-- Start --
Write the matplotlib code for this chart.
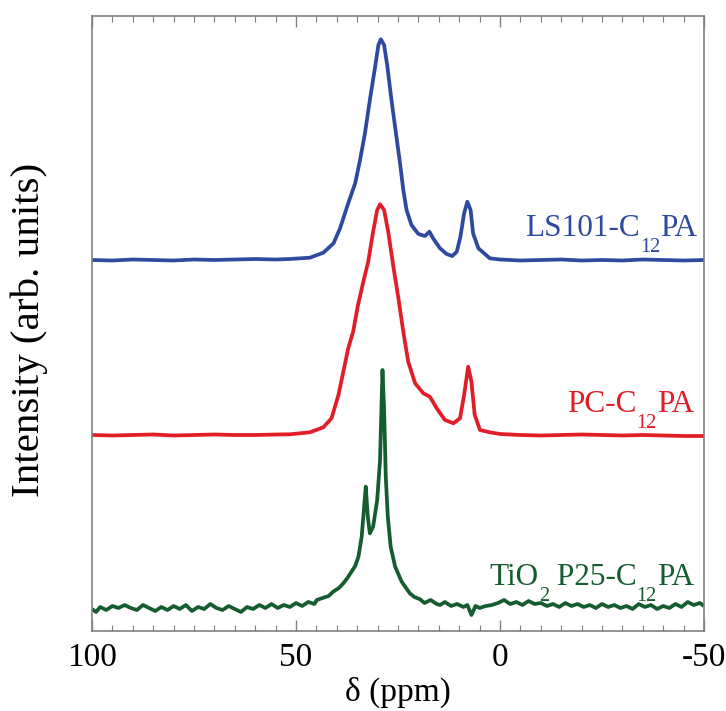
import matplotlib
matplotlib.use("Agg")
import matplotlib.pyplot as plt
from matplotlib.ticker import MultipleLocator
from matplotlib.transforms import IdentityTransform

plt.rcParams['font.family'] = ['Liberation Serif', 'DejaVu Serif']
plt.rcParams['axes.unicode_minus'] = False

# ---- data (chemical shift in ppm, intensity in arb. units) ----
blue_delta = [100, 95, 90, 85, 80, 75, 70, 65, 60, 55, 51.5, 46.6, 43.3, 40.8, 39.2, 37.2,
              35.5, 34.3, 33.1, 31.9, 30.6, 29.8, 29.2, 28.4, 27.6, 26.6, 25.5, 24.5, 23.7,
              22.9, 21.7, 20.0, 18.4, 17.3, 16.4, 14.7, 13.1, 11.7, 10.6, 9.7, 8.8, 8.0, 7.2,
              6.6, 5.3, 2.5, 0, -5, -10, -15, -20, -25, -30, -35, -40, -45, -50]
blue_int = [0, -0.5, 0.5, 0, -0.5, 0.5, 0, 0.5, 1, 0.5, 1, 2.3, 7.3, 16.7, 31.7, 56.7,
            76.7, 100, 126.7, 160, 193.3, 215, 220.7, 215, 193.3, 160, 126.7, 96.7, 70,
            50, 35, 26, 24, 28.3, 21.7, 11.7, 6, 4, 8.3, 23.3, 46.7, 58.3, 50,
            26.7, 11.7, 1.7, 0.5, -0.5, 0, 0.5, -0.5, 0, -0.5, 0.5, 0, -0.5, 0]

red_delta = [100, 95, 90, 85, 80, 75, 70, 65, 60, 55, 51.5, 46.6, 43.3, 41.3, 39.6, 38.4,
             37.2, 36.0, 34.8, 33.5, 32.3, 31.1, 30.1, 29.4, 28.4, 27.4, 26.2, 24.9, 23.7,
             22.5, 20.8, 18.8, 17.2, 15.5, 13.5, 11.4, 9.8, 8.8, 7.8, 7.0, 6.2, 4.9, 2.5,
             0, -5, -10, -15, -20, -25, -30, -35, -40, -45, -50]
red_int = [0, -0.5, 0, 0.5, -0.5, 0, 0.5, 0, 0, 0.5, 0.7, 2.7, 7.7, 16.7, 40, 63.3,
           86.7, 103.3, 130, 153.3, 173.3, 203.3, 225, 230.7, 225, 203.3, 170, 136.7, 103.3,
           73.3, 51.7, 41.7, 38.3, 26.7, 15, 11.7, 16.7, 40, 68.3, 53.3, 20, 5, 2.7,
           1, 0, -0.5, 0, 0.5, 0, -0.5, 0, -0.5, -1, -1]

green_delta = [100, 99, 98, 96.5, 95, 93.5, 92, 90.5, 89, 87.5, 86, 84.5, 83, 81.5, 80, 78.5,
               77, 75.5, 74, 72.5, 71, 69.5, 68, 66.5, 65, 63.5, 62, 60.5, 59, 57.5, 56, 54.5,
               53, 51.5, 50, 48.5, 47, 45.5, 44.9, 43.5, 42, 40.9, 39.5, 38.4, 37.4, 36.4,
               35.5, 34.7, 33.9, 33.3, 32.9, 32.4, 31.9, 31.1, 30.1, 29.4, 29.0, 28.8, 28.4,
               28.0, 27.5, 26.8, 25.7, 24.1, 22.1, 21, 19.6, 18.5, 17, 15.5, 14.7, 13.5, 12,
               10.5, 9, 8, 7, 6, 5, 3.5, 2, 0.5, -1, -2.5, -4, -5.5, -7, -8.5, -10, -11.5,
               -13, -14.5, -16, -17.5, -19, -20.5, -22, -23.5, -25, -26.5, -28, -29.5, -31,
               -32.5, -34, -35.5, -37, -38.5, -40, -41.5, -43, -44.5, -46, -47.5, -49, -50]
green_int = [-1, -4, 1, -2, 2, 0, 3, 0, -2, 3, 0, -3, 1, -2, 2, -1,
             3, -3, 1, -1, 4, 0, -2, 2, -1, -4, 1, -1, 3, 0, 4, 0,
             3, 1, 5, 2, 6, 4, 8, 10, 12, 16.3, 20, 24.7, 30, 36.3,
             42, 51.3, 71.3, 101.3, 121.3, 91.3, 74.7, 81.3, 108, 148, 208, 238, 198,
             131.3, 91.3, 61.3, 41.3, 26.3, 14.7, 11, 8.7, 5, 8, 4, 3, 6, 2,
             4, 1, 3, -7, 2, 0, 2, 3, 5, 8, 4, 6, 3, 7, 4, 5, 2,
             4, 1, 5, 2, 4, 1, 3, 0, 4, 1, 3, 0, 2,
             -1, 4, 1, 3, -1, 2, 0, 4, 1, 6, 3, 5, 2]

# label pieces: (text, is_subscript)
label_blue = [('LS101-C', False), ('12', True), ('PA', False)]
label_red = [('PC-C', False), ('12', True), ('PA', False)]
label_green = [('TiO', False), ('2', True), (' P25-C', False), ('12', True), ('PA', False)]

offsets = [348, 173, 0]
colors = ['#2D4A9E', '#E01E28', '#155C2E']

fig = plt.figure(figsize=(7.26, 7.11), dpi=100)
ax = fig.add_axes([92/726, 1 - 631/711, (704 - 92)/726, (631 - 16)/711])

series = [(blue_delta, blue_int), (red_delta, red_int), (green_delta, green_int)]
for (d, y), off, c in zip(series, offsets, colors):
    ax.plot(d, [v + off for v in y], color=c, lw=2.7, solid_joinstyle='round',
            solid_capstyle='butt')

ax.set_xlim(100, -50)
ax.set_ylim(-23, 592)
ax.set_yticks([])
ax.xaxis.set_major_locator(MultipleLocator(50))
ax.xaxis.set_minor_locator(MultipleLocator(5))
ax.tick_params(axis='x', which='both', direction='in', top=True, bottom=True,
               color='#808080', labelsize=24, pad=8)
ax.tick_params(axis='x', which='major', length=8, width=1.0)
ax.tick_params(axis='x', which='minor', length=4.5, width=0.8)
for s in ax.spines.values():
    s.set_color('#808080')
    s.set_linewidth(1.2)

ax.set_xlabel('δ (ppm)', fontsize=24, labelpad=3)
ax.set_ylabel('Intensity (arb. units)', fontsize=29.5)
ax.yaxis.set_label_coords(-0.072, 0.49)

MAIN_FS = 22.5
SUB_FS = 14.5
SUB_DROP_PX = 16.0

fig.canvas.draw()
renderer = fig.canvas.get_renderer()


def draw_label(pieces, x_right, y_base, color):
    """Lay out text pieces right-to-left (pixel coords) with low subscripts."""
    xr, yb = ax.transData.transform((x_right, y_base))
    for txt, sub in reversed(pieces):
        fs = SUB_FS if sub else MAIN_FS
        y = yb - (SUB_DROP_PX if sub else 0.0)
        t = fig.text(0, 0, txt, color=color, fontsize=fs, ha='left', va='baseline',
                     transform=IdentityTransform())
        w = t.get_window_extent(renderer).width
        xr -= w
        t.set_position((xr, y))


draw_label(label_blue, -48.3, 348 + 24, colors[0])
draw_label(label_red, -47.5, 173 + 23, colors[1])
draw_label(label_green, -47.5, 0 + 23, colors[2])

fig.savefig('out.png', dpi=100)
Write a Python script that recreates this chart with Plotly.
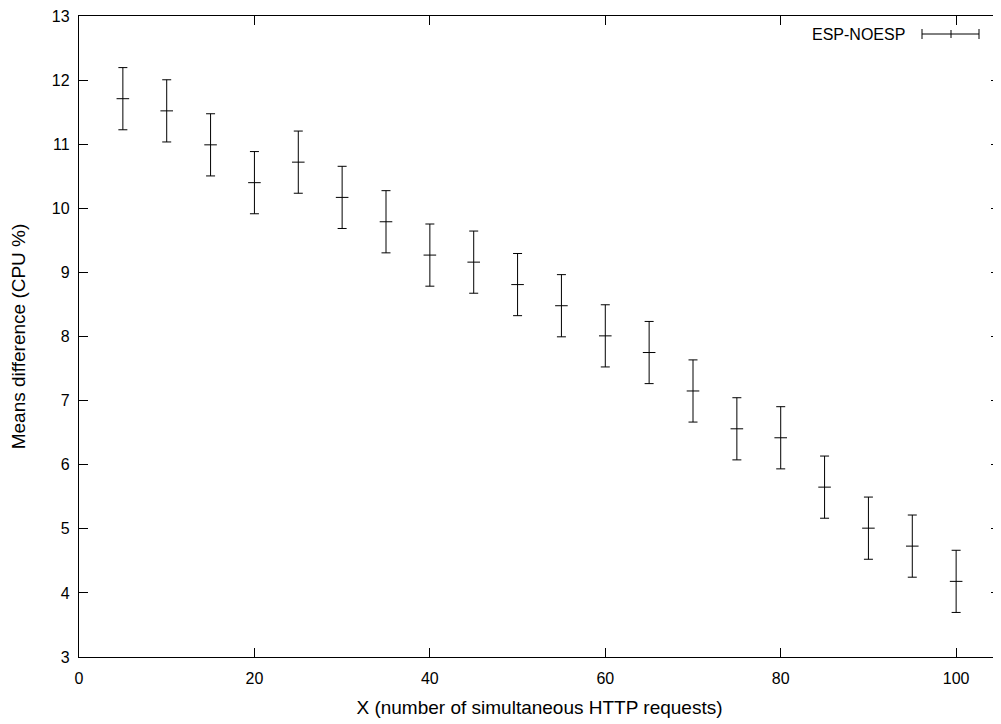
-- End --
Task objective> Set down the material exactly, every line of it, except for the pictures.

Expected answer>
Write the matplotlib code for this chart.
import matplotlib
matplotlib.use("Agg")
import matplotlib.pyplot as plt
from matplotlib.ticker import MultipleLocator
from matplotlib.transforms import IdentityTransform

plt.rcParams['font.family'] = ['Liberation Serif', 'DejaVu Serif']
plt.rcParams['axes.unicode_minus'] = False

# ---- data (chemical shift in ppm, intensity in arb. units) ----
blue_delta = [100, 95, 90, 85, 80, 75, 70, 65, 60, 55, 51.5, 46.6, 43.3, 40.8, 39.2, 37.2,
              35.5, 34.3, 33.1, 31.9, 30.6, 29.8, 29.2, 28.4, 27.6, 26.6, 25.5, 24.5, 23.7,
              22.9, 21.7, 20.0, 18.4, 17.3, 16.4, 14.7, 13.1, 11.7, 10.6, 9.7, 8.8, 8.0, 7.2,
              6.6, 5.3, 2.5, 0, -5, -10, -15, -20, -25, -30, -35, -40, -45, -50]
blue_int = [0, -0.5, 0.5, 0, -0.5, 0.5, 0, 0.5, 1, 0.5, 1, 2.3, 7.3, 16.7, 31.7, 56.7,
            76.7, 100, 126.7, 160, 193.3, 215, 220.7, 215, 193.3, 160, 126.7, 96.7, 70,
            50, 35, 26, 24, 28.3, 21.7, 11.7, 6, 4, 8.3, 23.3, 46.7, 58.3, 50,
            26.7, 11.7, 1.7, 0.5, -0.5, 0, 0.5, -0.5, 0, -0.5, 0.5, 0, -0.5, 0]

red_delta = [100, 95, 90, 85, 80, 75, 70, 65, 60, 55, 51.5, 46.6, 43.3, 41.3, 39.6, 38.4,
             37.2, 36.0, 34.8, 33.5, 32.3, 31.1, 30.1, 29.4, 28.4, 27.4, 26.2, 24.9, 23.7,
             22.5, 20.8, 18.8, 17.2, 15.5, 13.5, 11.4, 9.8, 8.8, 7.8, 7.0, 6.2, 4.9, 2.5,
             0, -5, -10, -15, -20, -25, -30, -35, -40, -45, -50]
red_int = [0, -0.5, 0, 0.5, -0.5, 0, 0.5, 0, 0, 0.5, 0.7, 2.7, 7.7, 16.7, 40, 63.3,
           86.7, 103.3, 130, 153.3, 173.3, 203.3, 225, 230.7, 225, 203.3, 170, 136.7, 103.3,
           73.3, 51.7, 41.7, 38.3, 26.7, 15, 11.7, 16.7, 40, 68.3, 53.3, 20, 5, 2.7,
           1, 0, -0.5, 0, 0.5, 0, -0.5, 0, -0.5, -1, -1]

green_delta = [100, 99, 98, 96.5, 95, 93.5, 92, 90.5, 89, 87.5, 86, 84.5, 83, 81.5, 80, 78.5,
               77, 75.5, 74, 72.5, 71, 69.5, 68, 66.5, 65, 63.5, 62, 60.5, 59, 57.5, 56, 54.5,
               53, 51.5, 50, 48.5, 47, 45.5, 44.9, 43.5, 42, 40.9, 39.5, 38.4, 37.4, 36.4,
               35.5, 34.7, 33.9, 33.3, 32.9, 32.4, 31.9, 31.1, 30.1, 29.4, 29.0, 28.8, 28.4,
               28.0, 27.5, 26.8, 25.7, 24.1, 22.1, 21, 19.6, 18.5, 17, 15.5, 14.7, 13.5, 12,
               10.5, 9, 8, 7, 6, 5, 3.5, 2, 0.5, -1, -2.5, -4, -5.5, -7, -8.5, -10, -11.5,
               -13, -14.5, -16, -17.5, -19, -20.5, -22, -23.5, -25, -26.5, -28, -29.5, -31,
               -32.5, -34, -35.5, -37, -38.5, -40, -41.5, -43, -44.5, -46, -47.5, -49, -50]
green_int = [-1, -4, 1, -2, 2, 0, 3, 0, -2, 3, 0, -3, 1, -2, 2, -1,
             3, -3, 1, -1, 4, 0, -2, 2, -1, -4, 1, -1, 3, 0, 4, 0,
             3, 1, 5, 2, 6, 4, 8, 10, 12, 16.3, 20, 24.7, 30, 36.3,
             42, 51.3, 71.3, 101.3, 121.3, 91.3, 74.7, 81.3, 108, 148, 208, 238, 198,
             131.3, 91.3, 61.3, 41.3, 26.3, 14.7, 11, 8.7, 5, 8, 4, 3, 6, 2,
             4, 1, 3, -7, 2, 0, 2, 3, 5, 8, 4, 6, 3, 7, 4, 5, 2,
             4, 1, 5, 2, 4, 1, 3, 0, 4, 1, 3, 0, 2,
             -1, 4, 1, 3, -1, 2, 0, 4, 1, 6, 3, 5, 2]

# label pieces: (text, is_subscript)
label_blue = [('LS101-C', False), ('12', True), ('PA', False)]
label_red = [('PC-C', False), ('12', True), ('PA', False)]
label_green = [('TiO', False), ('2', True), (' P25-C', False), ('12', True), ('PA', False)]

offsets = [348, 173, 0]
colors = ['#2D4A9E', '#E01E28', '#155C2E']

fig = plt.figure(figsize=(7.26, 7.11), dpi=100)
ax = fig.add_axes([92/726, 1 - 631/711, (704 - 92)/726, (631 - 16)/711])

series = [(blue_delta, blue_int), (red_delta, red_int), (green_delta, green_int)]
for (d, y), off, c in zip(series, offsets, colors):
    ax.plot(d, [v + off for v in y], color=c, lw=2.7, solid_joinstyle='round',
            solid_capstyle='butt')

ax.set_xlim(100, -50)
ax.set_ylim(-23, 592)
ax.set_yticks([])
ax.xaxis.set_major_locator(MultipleLocator(50))
ax.xaxis.set_minor_locator(MultipleLocator(5))
ax.tick_params(axis='x', which='both', direction='in', top=True, bottom=True,
               color='#808080', labelsize=24, pad=8)
ax.tick_params(axis='x', which='major', length=8, width=1.0)
ax.tick_params(axis='x', which='minor', length=4.5, width=0.8)
for s in ax.spines.values():
    s.set_color('#808080')
    s.set_linewidth(1.2)

ax.set_xlabel('δ (ppm)', fontsize=24, labelpad=3)
ax.set_ylabel('Intensity (arb. units)', fontsize=29.5)
ax.yaxis.set_label_coords(-0.072, 0.49)

MAIN_FS = 22.5
SUB_FS = 14.5
SUB_DROP_PX = 16.0

fig.canvas.draw()
renderer = fig.canvas.get_renderer()


def draw_label(pieces, x_right, y_base, color):
    """Lay out text pieces right-to-left (pixel coords) with low subscripts."""
    xr, yb = ax.transData.transform((x_right, y_base))
    for txt, sub in reversed(pieces):
        fs = SUB_FS if sub else MAIN_FS
        y = yb - (SUB_DROP_PX if sub else 0.0)
        t = fig.text(0, 0, txt, color=color, fontsize=fs, ha='left', va='baseline',
                     transform=IdentityTransform())
        w = t.get_window_extent(renderer).width
        xr -= w
        t.set_position((xr, y))


draw_label(label_blue, -48.3, 348 + 24, colors[0])
draw_label(label_red, -47.5, 173 + 23, colors[1])
draw_label(label_green, -47.5, 0 + 23, colors[2])

fig.savefig('out.png', dpi=100)
Write a Python script that recreates this chart with Plotly.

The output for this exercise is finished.